If Australians were asked what gave them the most security, the answer was often their Medicare card, said Dr Sue Wareham, Australian Capital Territory Branch Coordinator and member of the Management Committee for the International Campaign to Abolish Nuclear Weapons.  The relationship between health workers and the promotion of peace had been talked about as far back as 30 years ago, but that relationship was as important today.  A look at the poorest places on earth showed that eight out of 10 of them were either at war or recently emerging from conflict.  The effects on their populations were devastating; community infrastructure had been destroy, along with water purification and sewage systems, and health-care workers had been targeted.  There had also been sex crimes and other grave human rights violations, enormous numbers of refugees and internally displaced persons, and the lasting effects of weapons of war. 

The issue of nuclear weapons was one of the major overwhelming health, environmental and human rights issues, she said.  There were still 23,000 in existence in the world, and the use of just one would be “utterly catastrophic”.  “If we want peace and health care for all, we have to pay for them.”  That was not hard; it was a matter of priorities.  Current global military spending annually was $1.46 trillion, with about 42 per cent of that spent by one country – the United States – which, in itself, was unconscionable.  Achievement of the Millennium Development Goals, according to the Stockholm International Peace Research Institute – would cost $135 billion, or less than one-tenth of the annual global military spending.  That could be done.  It was just about getting the priorities right.  She added that justice was central to everything being discussed at the Conference, and that included fair treat and increasing overseas aid to redress the balance between the poorest and richest nations. 

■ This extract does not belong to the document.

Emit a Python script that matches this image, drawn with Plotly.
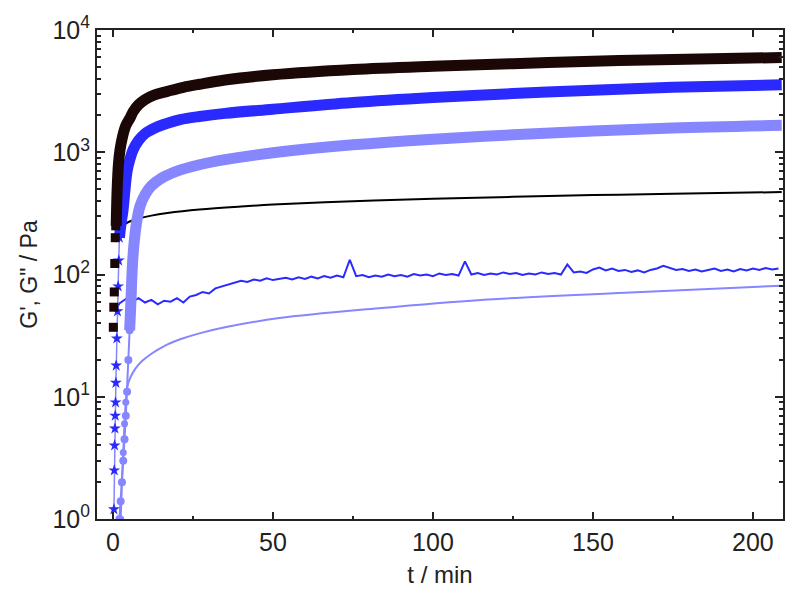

Dr Caleb Otto, a national of Palau, is a former hospital Administration Specialist and Health Planner for the Government of the Trust Territory of the Pacific Islands and former Senator of the Palau National Congress. He acknowledged that achievements of the Millennium Development Goals had been “pretty slow”, although his region, once separated by a vast ocean and now connected by airwaves and computer bytes, was more connected than ever.  Nevertheless, exploitation of the poor had blocked achievement of the Goals.  He lamented a lack of transparency in government, poor governance and corruption.  A consequence of modernization and globalization was the ease of exploitation by the transnational industry; this was another impediment to the attainment of the development Goals. 

Correcting a point made at an earlier roundtable that climate chance concerns were not very important to Pacific islanders because they had not contributed much to the problem, he said that, that was not so.  Chopping down trees or treading on corals irresponsibly caused environmental degradation, and in almost every Pacific island nation, there were many, many cars and other vehicles, which polluted the air.

The Conference met again at 4:30 today, Wednesday, 1 September, for its closing ceremony.